I put the engine in my scamp, went to start it and it won't turn over with the key, I can jump the relay and it turns over, the amp gauge drops down when I turn the key, I have 12.59 volts at the battery and coil, with the key in the run position I have 6.27, thanks in advance, Mark
I would make sure that a wire wasnt pinched in between the engine and transmission ect.
 
Did it run with the current electronic ignition syst. before you changed the engine??


the kid I got it from said it did, he was pulling the engine to paint the bay, but where I had it apart so long, if I needed a part I would just grab one from the scamp, instead of looking on the shelf:angry7: and I had the wiring out of the engine bay when engine and trans were installed, wiring was the last thing I installed before new gas hit the tank.

but on the plus side, I was under the dash checking the wiring, put the key in and the buzzer went off:cheers: this is the first sound this car has made on it's own in the 5-6 years that I've owned it, so I turn the key to start and it cranks:toothy10: so I let off and check under the hood to make sure I hooked everything back up, good to go there, back inside, key in the switch, buzzer sounds, life is good, turn key to start and nothing](*,) wtf, back under the dash shake the hell outta the wires, turn the key and she cranks:-D so now I know where to look, the kid I got the car from had a huge *** sound system installed and I pulled all the extra wiring out, he had 5 leads from the positive side of the battery:angry7: and I found wires cut under the dash.

drivers side by the fuse block, 1 brown wire taped to 1yellow wire

by the ash tray steering column side, 1 red wire

by the ashtray glove box side 1 orange wire and 1 pink wire that has a male connector with a cut pink wire.

and my top left fuse don't work, fuse is good, the fuse box calls it no# 1, but the fsm calls it no#6, all I know is that it's not getting juice.
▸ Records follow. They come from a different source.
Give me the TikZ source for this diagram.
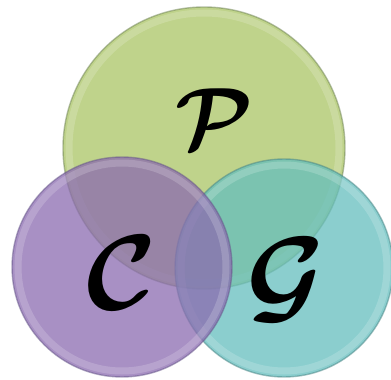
\documentclass[tikz,border=0pt]{standalone}
\usepackage{amsmath}
\usepackage{bm}
\definecolor{pgreen}{RGB}{170,196,100}
\definecolor{cpurple}{RGB}{139,107,176}
\definecolor{gteal}{RGB}{100,190,190}
\definecolor{pgreenB}{RGB}{110,130,85}
\definecolor{cpurpleB}{RGB}{100,85,135}
\definecolor{gtealB}{RGB}{70,130,130}
\tikzset{
  venn/.style={circle, minimum size=#1, inner sep=0pt, fill opacity=0.75},
  glow/.style={draw=white, draw opacity=0.18, line width=7pt},
  rim/.style={draw opacity=0.5, line width=1.4pt},
  letter/.style={inner sep=0pt, text=black, text opacity=1, font=\Huge}
}
\begin{document}
\begin{tikzpicture}[x=1pt,y=-1pt]
\useasboundingbox (0,0) rectangle (391,380);
\node[venn=282pt, fill=pgreen] (P) at (204,148) {};
\draw[glow] (P.center) circle[radius=135pt];
\draw[rim, pgreenB] (P.center) circle[radius=141pt];
\node[venn=218pt, fill=gteal] (G) at (284,268) {};
\draw[glow] (G.center) circle[radius=103pt];
\draw[rim, gtealB] (G.center) circle[radius=109pt];
\node[venn=220pt, fill=cpurple] (C) at (122,267) {};
\draw[glow] (C.center) circle[radius=104pt];
\draw[rim, cpurpleB] (C.center) circle[radius=110pt];
\node[letter, scale=3.5] (lp) at (214,119) {$\bm{\mathcal{P}}$};
\node[letter, scale=4.3] (lc) at (122,273) {$\bm{\mathcal{C}}$};
\node[letter, scale=4.3] (lg) at (286,280) {$\bm{\mathcal{G}}$};
\end{tikzpicture}
\end{document}
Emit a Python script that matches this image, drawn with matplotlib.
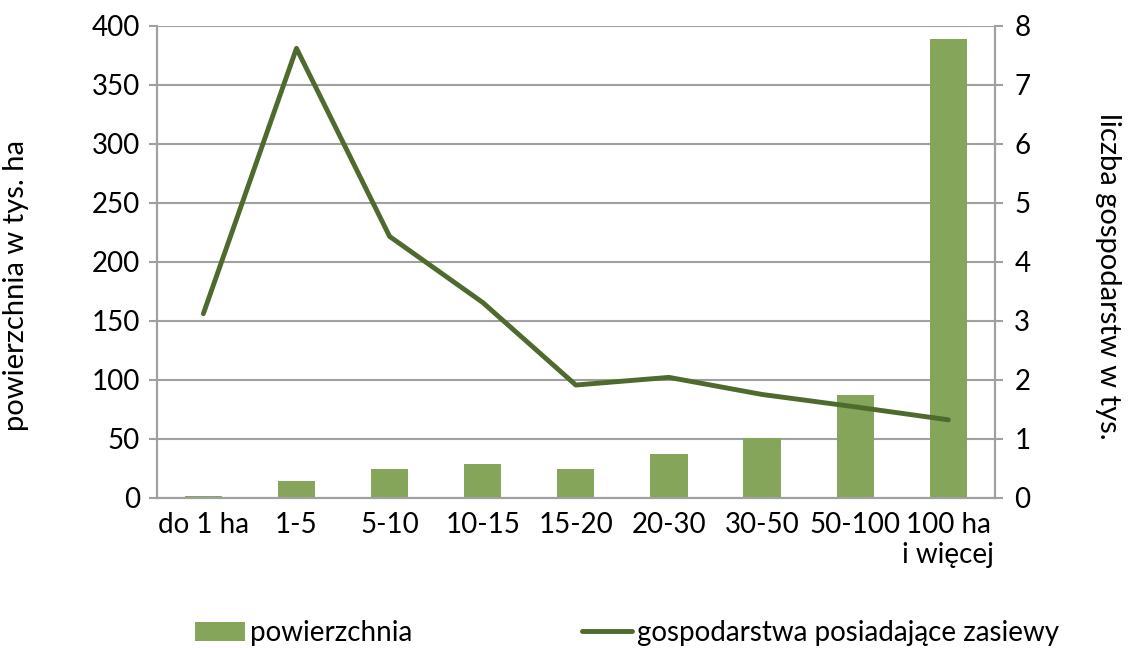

can anyone tell me what the cut wires are? and what the hell fuse 1 or 6 goes to? the only thing I can find in the fsm:read2: is one wire is g 5 20 dbl and the other is j2b 12 dbl, and dbl stands for dark blue, but one of the wires is orange, and the haynes manual well let's just call that piece of **** what it is:angry7: the only fuse block it shows is a blade type. so I'm at a loss, any ideals?

Mark
 
the kid I got it from said it did, he was pulling the engine to paint the bay, but where I had it apart so long, if I needed a part I would just grab one from the scamp, instead of looking on the shelf:angry7: and I had the wiring out of the engine bay when engine and trans were installed, wiring was the last thing I installed before new gas hit the tank.

but on the plus side, I was under the dash checking the wiring, put the key in and the buzzer went off:cheers: this is the first sound this car has made on it's own in the 5-6 years that I've owned it, so I turn the key to start and it cranks:toothy10: so I let off and check under the hood to make sure I hooked everything back up, good to go there, back inside, key in the switch, buzzer sounds, life is good, turn key to start and nothing](*,) wtf, back under the dash shake the hell outta the wires, turn the key and she cranks:-D so now I know where to look, the kid I got the car from had a huge *** sound system installed and I pulled all the extra wiring out, he had 5 leads from the positive side of the battery:angry7: and I found wires cut under the dash.

drivers side by the fuse block, 1 brown wire taped to 1yellow wire

by the ash tray steering column side, 1 red wire

by the ashtray glove box side 1 orange wire and 1 pink wire that has a male connector with a cut pink wire.

and my top left fuse don't work, fuse is good, the fuse box calls it no# 1, but the fsm calls it no#6, all I know is that it's not getting juice.

can anyone tell me what the cut wires are? and what the hell fuse 1 or 6 goes to? the only thing I can find in the fsm:read2: is one wire is g 5 20 dbl and the other is j2b 12 dbl, and dbl stands for dark blue, but one of the wires is orange, and the haynes manual well let's just call that piece of **** what it is:angry7: the only fuse block it shows is a blade type. so I'm at a loss, any ideals?

Mark

Mark,

This was in another thread, go here and look up your specific year and model. This should help you with the wires!!

http://www.mymopar.com/index.php?pid=24

Kim

As a suggestion, you mentioned you have no help till the weekend, make yourself up some jumper wires so that you can be in the car and take your readings while in there. That way you can see what's going on under the hood from the drivers seat. Some aligator clips and wire go a long way to help save time and frusteration.
 
http://www.mymopar.com/index.php?pid=24

I have that in my favorites, I guess I'm a special kind of dumb, as I've been going over wiring diagrams for a week now, and still can't figure it out, that and I didn't even think of using the long jumper wires that I already made up, that's how bad this wiring deal is messing with my head, thanks for the reminder.

Mark
 
well the fsm is right, I guess the picture of the fuse box is reversed, as fuse slot one, has the orange and tan wires, and they go to the dash and package lights, I still have to trace them down, but I jumped back on the body work so I can paint it, should be back on the wiring friday, and if all goes well, on the road saturday, thanks all for the help and keeping me somewhat sane.